Material provided -
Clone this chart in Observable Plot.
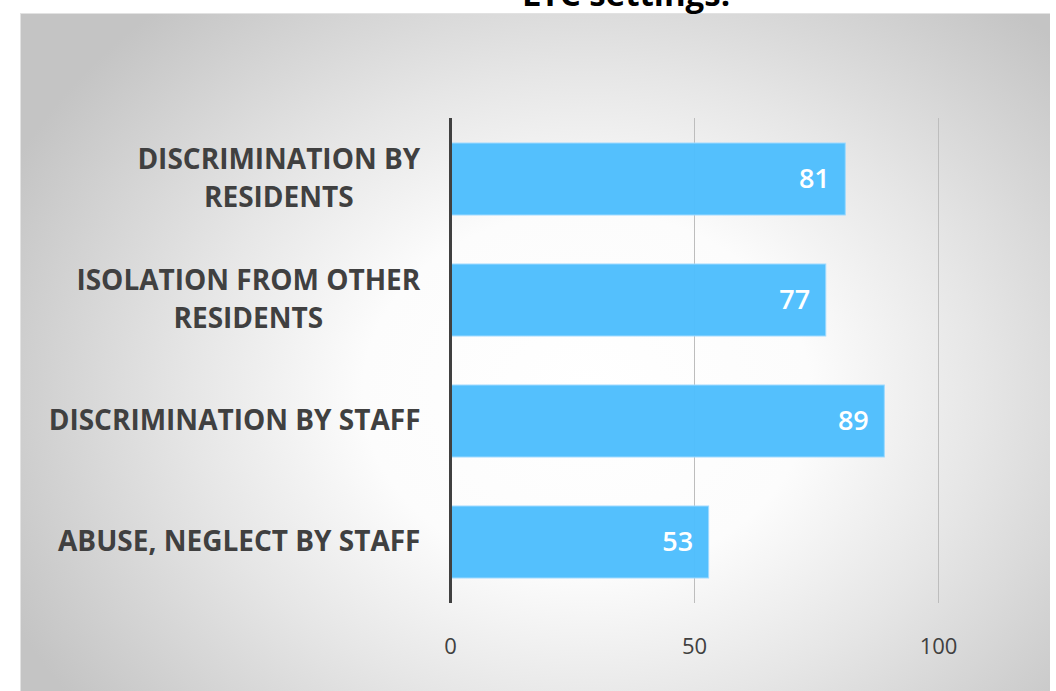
<!DOCTYPE html>
<html>
<head>
<meta charset="utf-8">
<script src="https://cdn.jsdelivr.net/npm/d3@7"></script>
<script src="https://cdn.jsdelivr.net/npm/@observablehq/plot@0.6"></script>
<style>
  html, body { margin: 0; padding: 0; background: #ffffff; width: 1056px; height: 691px; overflow: hidden; }
  #wrap { position: relative; width: 1056px; height: 691px; }
  #panel {
    position: absolute; left: 20px; top: 13px; width: 1030px; height: 690px;
    background: radial-gradient(ellipse 62% 75% at 55% 55%, #ffffff 0%, #fcfcfc 35%, #e6e6e6 62%, #c4c4c4 100%);
    box-shadow: inset 1px 1px 0 #e2e2e2;
  }
  #title {
    position: absolute; left: 0; width: 1252px; top: -24px; text-align: center;
    font-family: "Open Sans", sans-serif; font-weight: 700; font-size: 33px; line-height: 36px; color: #000;
    z-index: 2;
  }
  #chart { position: absolute; left: 0; top: 0; z-index: 1; }
</style>
</head>
<body>
<div id="wrap">
  <div id="panel"></div>
  <div id="title">LTC settings:</div>
  <div id="chart"></div>
</div>
<script>
const categories = [
  "DISCRIMINATION BY RESIDENTS",
  "ISOLATION FROM OTHER RESIDENTS",
  "DISCRIMINATION BY STAFF",
  "ABUSE, NEGLECT BY STAFF"
];
const yTickLabels = [
  "DISCRIMINATION BY\nRESIDENTS",
  "ISOLATION FROM OTHER\nRESIDENTS",
  "DISCRIMINATION BY STAFF",
  "ABUSE, NEGLECT BY STAFF"
];
const values = [81, 77, 89, 53];
const xTicks = [0, 50, 100];
const gridTicks = [50, 100];

const data = categories.map((c, i) => ({category: c, value: values[i]}));
const labelOf = new Map(categories.map((c, i) => [c, yTickLabels[i]]));

const chart = Plot.plot({
  width: 1056,
  height: 691,
  marginLeft: 450,
  marginRight: 118,
  marginTop: 118,
  marginBottom: 88,
  style: {background: "transparent", fontFamily: "'Open Sans', sans-serif"},
  x: {domain: [0, 100]},
  y: {domain: categories, paddingInner: 0.405, paddingOuter: 0.2},
  marks: [
    Plot.ruleX(gridTicks, {stroke: "#bdbdbd", strokeWidth: 1}),
    Plot.barX(data, {x: "value", y: "category", fill: "#4ebefd", fillOpacity: 0.97, stroke: "#9fdaff", strokeWidth: 1}),
    Plot.ruleX([0], {stroke: "#404040", strokeWidth: 3}),
    Plot.text(data, {x: "value", y: "category", text: d => String(d.value), dx: -16, textAnchor: "end",
      fill: "#ffffff", fontSize: 27, fontWeight: 600}),
    Plot.axisX({ticks: xTicks, tickSize: 0, tickPadding: 35, fontSize: 22, fill: "#404040", label: null}),
    Plot.axisY({tickSize: 0, tickPadding: 30, fontSize: 28, fontWeight: 700, fill: "#404040", dy: -4,
      lineHeight: 1.36, tickFormat: d => labelOf.get(d), label: null})
  ]
});
document.getElementById("chart").appendChild(chart);

// center-align the lines of multi-line y tick labels while keeping right edge
const yAxisG = chart.querySelector('g[aria-label="y-axis tick label"]');
if (yAxisG) {
  yAxisG.querySelectorAll("text").forEach(t => {
    const w = t.getBBox().width;
    t.setAttribute("text-anchor", "middle");
    const tr = t.getAttribute("transform") || "";
    t.setAttribute("transform", tr + ` translate(${-w / 2},0)`);
  });
}
</script>
</body>
</html>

Given task - Among the lines of the material above, how many include the string "chart"? Report only that number.

Written solution - 6